The Tailgate Waste Diversion Program, which will continue throughout the football season, has seen a 65 percent increase in waste diversion, since its implementation in 2012.
The Los Angeles Memorial Coliseum adopted the Zero Waste Policy as an annual endeavor for all sporting events in Fall 2015.
According to the USC Sustainability website, approximately 14 percent of waste produced on campus can be recycled. However, the website states that after every game, several thousands of disposable utensils, decorations and plastic cups litter the campus.
Olivia Pearson, the co-executive director of the Environmental Student Assembly, said the tailgate program spreads awareness about sustainability tactics on campus.
“[Student organizations have been helping] volunteers come out … going around and collecting recyclables, trying to divert them from the main waste stream, as well as educating fans and tailgaters about how to properly recycle [and] what is and isn’t recyclable,” Pearson said.
USC Sustainability is also planning to switch waste vendors, from Athens Services, which sorts recyclables at their facilities, to Republic Services. This means that recyclables will be sorted on site at USC.

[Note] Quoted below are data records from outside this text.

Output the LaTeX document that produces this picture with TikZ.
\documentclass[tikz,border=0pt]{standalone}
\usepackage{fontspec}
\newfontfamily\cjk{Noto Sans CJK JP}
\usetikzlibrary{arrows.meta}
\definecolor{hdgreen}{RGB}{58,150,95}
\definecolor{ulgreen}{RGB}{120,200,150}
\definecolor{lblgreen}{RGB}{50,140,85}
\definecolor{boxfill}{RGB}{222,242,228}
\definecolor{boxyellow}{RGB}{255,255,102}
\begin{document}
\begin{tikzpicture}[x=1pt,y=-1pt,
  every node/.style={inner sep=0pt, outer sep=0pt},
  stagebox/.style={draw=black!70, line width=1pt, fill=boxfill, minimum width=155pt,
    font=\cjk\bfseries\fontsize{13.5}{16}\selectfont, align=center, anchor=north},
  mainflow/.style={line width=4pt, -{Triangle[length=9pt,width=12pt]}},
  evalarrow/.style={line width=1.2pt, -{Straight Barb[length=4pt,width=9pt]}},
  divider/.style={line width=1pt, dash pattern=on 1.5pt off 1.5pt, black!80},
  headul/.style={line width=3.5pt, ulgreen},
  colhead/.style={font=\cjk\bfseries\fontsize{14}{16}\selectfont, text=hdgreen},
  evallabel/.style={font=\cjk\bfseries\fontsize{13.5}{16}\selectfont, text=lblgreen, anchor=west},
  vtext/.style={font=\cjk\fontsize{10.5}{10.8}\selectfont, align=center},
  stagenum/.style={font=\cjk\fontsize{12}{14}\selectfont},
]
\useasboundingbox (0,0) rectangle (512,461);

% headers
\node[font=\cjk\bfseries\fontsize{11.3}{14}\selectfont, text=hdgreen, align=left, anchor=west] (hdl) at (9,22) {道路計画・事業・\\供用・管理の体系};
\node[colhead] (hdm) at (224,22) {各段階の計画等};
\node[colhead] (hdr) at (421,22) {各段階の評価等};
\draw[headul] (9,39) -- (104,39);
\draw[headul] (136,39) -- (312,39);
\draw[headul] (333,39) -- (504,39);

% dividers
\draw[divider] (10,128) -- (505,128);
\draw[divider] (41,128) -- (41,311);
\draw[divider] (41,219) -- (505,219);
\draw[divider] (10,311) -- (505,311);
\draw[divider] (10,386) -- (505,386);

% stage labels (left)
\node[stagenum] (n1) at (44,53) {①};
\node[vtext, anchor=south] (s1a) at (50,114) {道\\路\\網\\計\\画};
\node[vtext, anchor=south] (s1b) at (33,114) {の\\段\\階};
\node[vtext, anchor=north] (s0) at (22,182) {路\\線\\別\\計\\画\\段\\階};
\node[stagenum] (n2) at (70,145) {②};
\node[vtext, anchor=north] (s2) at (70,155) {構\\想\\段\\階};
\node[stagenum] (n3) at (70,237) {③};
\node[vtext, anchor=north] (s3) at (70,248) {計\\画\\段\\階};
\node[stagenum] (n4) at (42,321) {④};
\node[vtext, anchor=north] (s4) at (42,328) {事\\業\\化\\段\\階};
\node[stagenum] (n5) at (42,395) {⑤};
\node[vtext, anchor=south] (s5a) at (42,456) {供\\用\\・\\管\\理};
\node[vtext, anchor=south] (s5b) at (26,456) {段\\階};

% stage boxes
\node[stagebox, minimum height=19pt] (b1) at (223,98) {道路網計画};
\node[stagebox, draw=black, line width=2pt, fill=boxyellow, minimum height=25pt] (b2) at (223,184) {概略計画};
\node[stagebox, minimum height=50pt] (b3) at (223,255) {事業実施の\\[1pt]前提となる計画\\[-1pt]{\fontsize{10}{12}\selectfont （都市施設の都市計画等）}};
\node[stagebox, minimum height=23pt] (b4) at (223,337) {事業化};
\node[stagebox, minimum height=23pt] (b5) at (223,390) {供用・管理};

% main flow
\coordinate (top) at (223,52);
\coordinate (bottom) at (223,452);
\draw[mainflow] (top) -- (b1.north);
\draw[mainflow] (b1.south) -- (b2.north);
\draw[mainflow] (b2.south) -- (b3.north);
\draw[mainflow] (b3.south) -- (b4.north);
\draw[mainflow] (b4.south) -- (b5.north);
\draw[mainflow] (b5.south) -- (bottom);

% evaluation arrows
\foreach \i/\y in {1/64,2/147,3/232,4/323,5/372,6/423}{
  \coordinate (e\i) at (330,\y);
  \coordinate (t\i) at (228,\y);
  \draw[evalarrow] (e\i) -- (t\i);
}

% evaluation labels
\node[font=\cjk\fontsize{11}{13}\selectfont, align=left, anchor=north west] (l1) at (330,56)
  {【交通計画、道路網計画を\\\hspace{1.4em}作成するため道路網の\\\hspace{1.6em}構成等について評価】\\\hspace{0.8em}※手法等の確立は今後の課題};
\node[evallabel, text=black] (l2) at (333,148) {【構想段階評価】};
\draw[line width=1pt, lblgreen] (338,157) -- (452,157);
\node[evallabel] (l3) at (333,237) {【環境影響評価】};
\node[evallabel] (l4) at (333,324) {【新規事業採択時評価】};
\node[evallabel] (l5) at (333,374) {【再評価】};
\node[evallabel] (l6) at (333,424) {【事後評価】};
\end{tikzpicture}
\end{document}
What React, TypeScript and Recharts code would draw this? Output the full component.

“We’re going to see more recycling bins coming to campus starting this semester and progressively spreading across the entire campus over the next few subsequent semesters,” Pearson said.

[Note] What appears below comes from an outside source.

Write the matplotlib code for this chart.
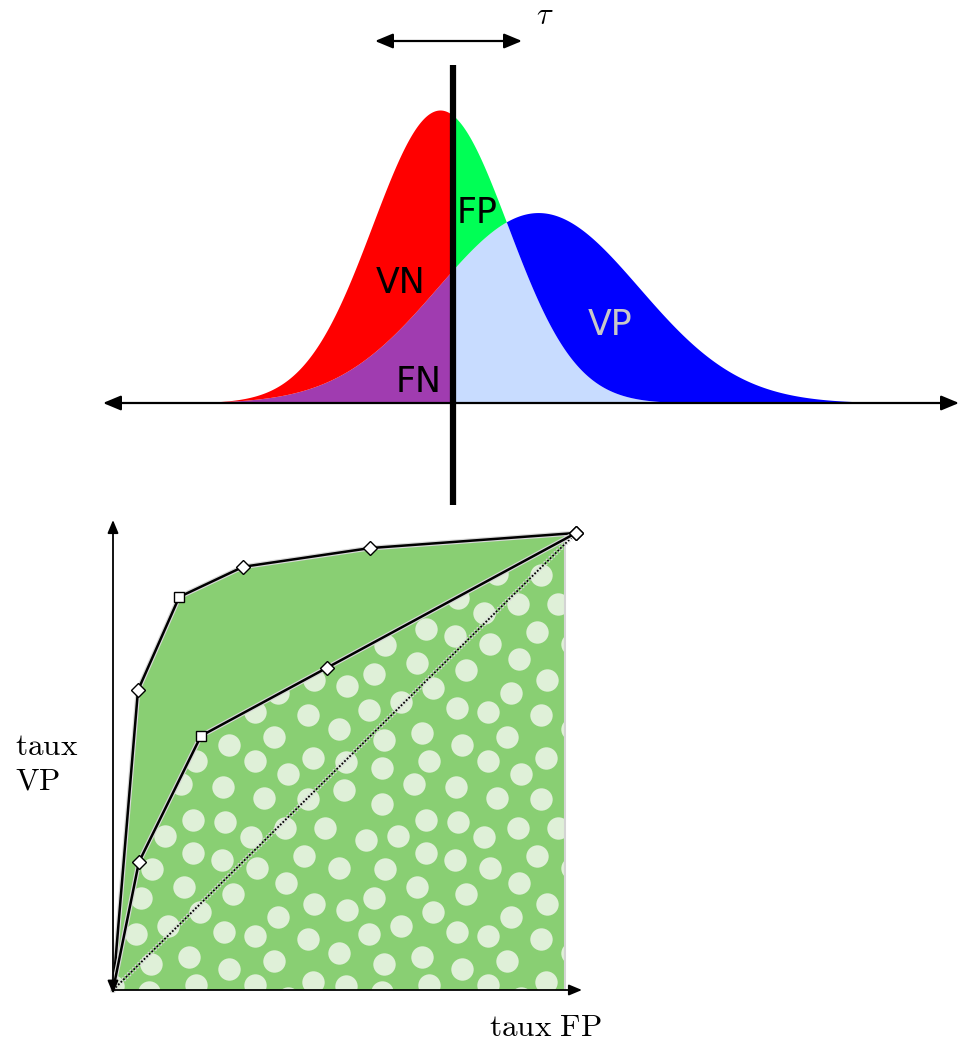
import numpy as np
import matplotlib.pyplot as plt
import matplotlib.patheffects as pe
from matplotlib.patches import Polygon

plt.rcParams['mathtext.fontset'] = 'cm'

# Distributions des scores (unités arbitraires, hauteur relative au pic des négatifs)
neg_center, neg_spread, neg_peak = 0.0, 1.04, 1.0
pos_center, pos_spread, pos_peak = 1.51, 1.55, 0.65
threshold = 0.2

# Courbes ROC (taux FP, taux VP)
fpr_a = [0.0, 0.054, 0.143, 0.281, 0.555, 1.0]
tpr_a = [0.0, 0.656, 0.860, 0.926, 0.967, 1.0]
mark_a = ['', 'D', 's', 'D', 'D', 'D']
fpr_b = [0.0, 0.056, 0.190, 0.462, 1.0]
tpr_b = [0.0, 0.280, 0.556, 0.705, 1.0]
mark_b = ['', 'D', 's', 'D', 'D']
fill_edge = 0.976

# motif à pois (une tuile, en pixels)
dots_tx = [26.7, 59.3, 101, 165.7, 141.7, 185.7, 27.3, 71, 102.7, 42.7, 11, 129, 163.3, 203.3,
           70.7, 100, 135.3, 182.3, 30, 61.7, 19.3, 111, 164.3, 192.3, 78.3, 46, 101.7, 133.3,
           156, 14.3, 185.7, 29, 66.7, 107.3, 152, 191, 74, 133.3, 222.3, 217, 224.7, 217.3, 224]
dots_ty = [2.3, 18.3, 20.7, 8, 31.7, 33.3, 38.3, 54, 55.7, 70, 74, 70.7, 62.3, 62.3,
           86.7, 94, 102.3, 90, 103.3, 120.7, 132.3, 128.3, 117.3, 138.3, 146.3, 160, 166.3, 170,
           151.3, 168.3, 173, 198, 190.7, 203, 194.7, 215.7, 219, 219, 24, 102.3, 144, 187.3, 220]


def bell(x, c, s, h):
    return h * np.exp(-0.5 * ((x - c) / s) ** 2)


fig = plt.figure(figsize=(9.6, 10.44), dpi=100)

# ---------- partie haute : distributions ----------
ax = fig.add_axes([0, 534 / 1044, 1, 510 / 1044])
ax.set_xlim(-440 / 65, 520 / 65)
ax.set_ylim(-107 / 293, 403 / 293)
ax.axis('off')

x = np.linspace(-440 / 65, 520 / 65, 2000)
neg = bell(x, neg_center, neg_spread, neg_peak)
pos = bell(x, pos_center, pos_spread, pos_peak)
low = np.minimum(neg, pos)
left = x <= threshold
right = x >= threshold

ax.fill_between(x, 0, low, where=left, color='#a03cb0', lw=0)
ax.fill_between(x, low, neg, where=left, color='#ff0000', lw=0)
ax.fill_between(x, 0, low, where=right, color='#c8dcff', lw=0)
ax.fill_between(x, low, neg, where=right, color='#00ff55', lw=0)
ax.fill_between(x, low, pos, where=right, color='#0000ff', lw=0)

ax.annotate('', xy=(-337 / 65, 0), xytext=(519 / 65, 0),
            arrowprops=dict(arrowstyle='<|-|>,head_length=0.6,head_width=0.25',
                            mutation_scale=18, lw=1.6, color='black', shrinkA=0, shrinkB=0))
ax.plot([threshold, threshold], [-102 / 293, 338 / 293], color='black', lw=4.5,
        solid_capstyle='butt')
ax.annotate('', xy=(-65 / 65, 362 / 293), xytext=(82 / 65, 362 / 293),
            arrowprops=dict(arrowstyle='<|-|>,head_length=0.6,head_width=0.25',
                            mutation_scale=18, lw=1.6, color='black', shrinkA=0, shrinkB=0))
ax.text(105 / 65, 388 / 293, r'$\tau$', fontsize=22, ha='center', va='center')

ax.text(-0.6, 0.3765, 'VN', fontsize=25, ha='center', va='baseline')
ax.text(0.577, 0.614, 'FP', fontsize=25, ha='center', va='baseline')
ax.text(-0.327, 0.0386, 'FN', fontsize=25, ha='center', va='baseline')
ax.text(2.615, 0.232, 'VP', fontsize=25, ha='center', va='baseline', color='#c8c8c8')

# ---------- partie basse : courbes ROC ----------
bx = fig.add_axes([0, 0, 1, 534 / 1044])
bx.set_xlim(-113 / 463, 847 / 463)
bx.set_ylim(-54 / 457, 480 / 457)
bx.axis('off')

green = '#89cf73'


def clipped_poly(fx, ty):
    fx = np.array(fx)
    ty = np.array(ty)
    keep = fx < fill_edge
    pts = list(zip(fx[keep], ty[keep]))
    pts.append((fill_edge, np.interp(fill_edge, fx, ty)))
    pts.append((fill_edge, 0.0))
    return pts


bx.add_patch(Polygon(clipped_poly(fpr_a, tpr_a), closed=True, facecolor=green,
                     edgecolor='none', zorder=1))
polka = Polygon(clipped_poly(fpr_b, tpr_b), closed=True, facecolor='none',
                edgecolor='none', zorder=1)
bx.add_patch(polka)

tile_w, tile_h = 233 / 463, 224 / 457
x0, y0 = 242 / 463, 224 / 457
dx, dy = [], []
for i in range(-2, 2):
    for j in range(-1, 3):
        dx.extend(x0 + np.array(dots_tx) / 463 + i * tile_w)
        dy.extend(y0 - np.array(dots_ty) / 457 + j * tile_h)
sc = bx.scatter(dx, dy, s=260, color='#dff0d8', linewidths=0, zorder=2)
sc.set_clip_path(polka)

bx.plot([fill_edge, fill_edge], [0, np.interp(fill_edge, fpr_a, tpr_a)],
        color='#d4d4d4', lw=1.5, zorder=2)

halo = [pe.Stroke(linewidth=3.5, foreground='#d8d8d8'), pe.Normal()]
bx.plot([0, 0.99], [0, 0.99], color='black', lw=1.3, ls=(0, (1, 1)),
        path_effects=halo, zorder=3)
bx.plot(fpr_a, tpr_a, color='black', lw=1.8, path_effects=halo, zorder=4)
bx.plot(fpr_b, tpr_b, color='black', lw=1.8, path_effects=halo, zorder=4)
for fx, ty, mk in list(zip(fpr_a, tpr_a, mark_a)) + list(zip(fpr_b, tpr_b, mark_b)):
    if mk:
        bx.plot(fx, ty, marker=mk, ms=7.5 if mk == 's' else 7, mfc='white', mec='black',
                mew=1, zorder=5)

bx.annotate('', xy=(0, -0.008), xytext=(0, 470 / 457),
            arrowprops=dict(arrowstyle='<|-|>,head_length=0.6,head_width=0.25',
                            mutation_scale=13, lw=1.3, color='black', shrinkA=0, shrinkB=0),
            zorder=6)
bx.annotate('', xy=(469 / 463, 0), xytext=(0, 0),
            arrowprops=dict(arrowstyle='-|>,head_length=0.6,head_width=0.25',
                            mutation_scale=13, lw=1.3, color='black', shrinkA=0, shrinkB=0),
            zorder=6)

bx.text(-98 / 463, 235 / 457, r'$\mathrm{taux}$', fontsize=22.5, ha='left', va='baseline')
bx.text(-98 / 463, 200 / 457, r'$\mathrm{VP}$', fontsize=22.5, ha='left', va='baseline')
bx.text(432 / 463, -46 / 457, r'$\mathrm{taux\ FP}$', fontsize=22.5, ha='center', va='baseline')

fig.savefig('out.png', dpi=100)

Jessica Sara Cohen, who administers the Waste and Recycling program, works with USC Sustainability to increase student engagement with the tailgate initiative.
“Our Tailgate Waste Diversion program works [through] a partnership between Facilities Management and USC Sustainability,” Cohen said. “A student coordinator with USC Sustainability, who works directly with the student groups to gather volunteers.”
The Zero Waste Tailgate Diversion Program largely depends on students and volunteers to increase its visibility and efficiency.
“With the help of our student volunteers, we set up recycling and compost bins at the different tailgates around campus,” said Jack Wilson, a student worker at USC Sustainability. “Zero waste basically means we qualify for 90 percent of our trash to get either composted or recycled. With the help of our volunteers, we’re basically going around and trying to educate people, give them the option to recycle, get as many bins out there, and increase the visibility of this [movement].”
Though Pearson said it has been a difficult process to recruit volunteers for the program, the organization will continue to aim to reduce the number of recyclable and compostable items in landfills.
“I have seen an increase in support from students volunteering for this program, or people asking me more questions about what they do [in order] to volunteer, which I think is a very positive sign that we are going in the right direction … I think we just need to create more dialogue around it [to increase] awareness for this program,” Pearson said.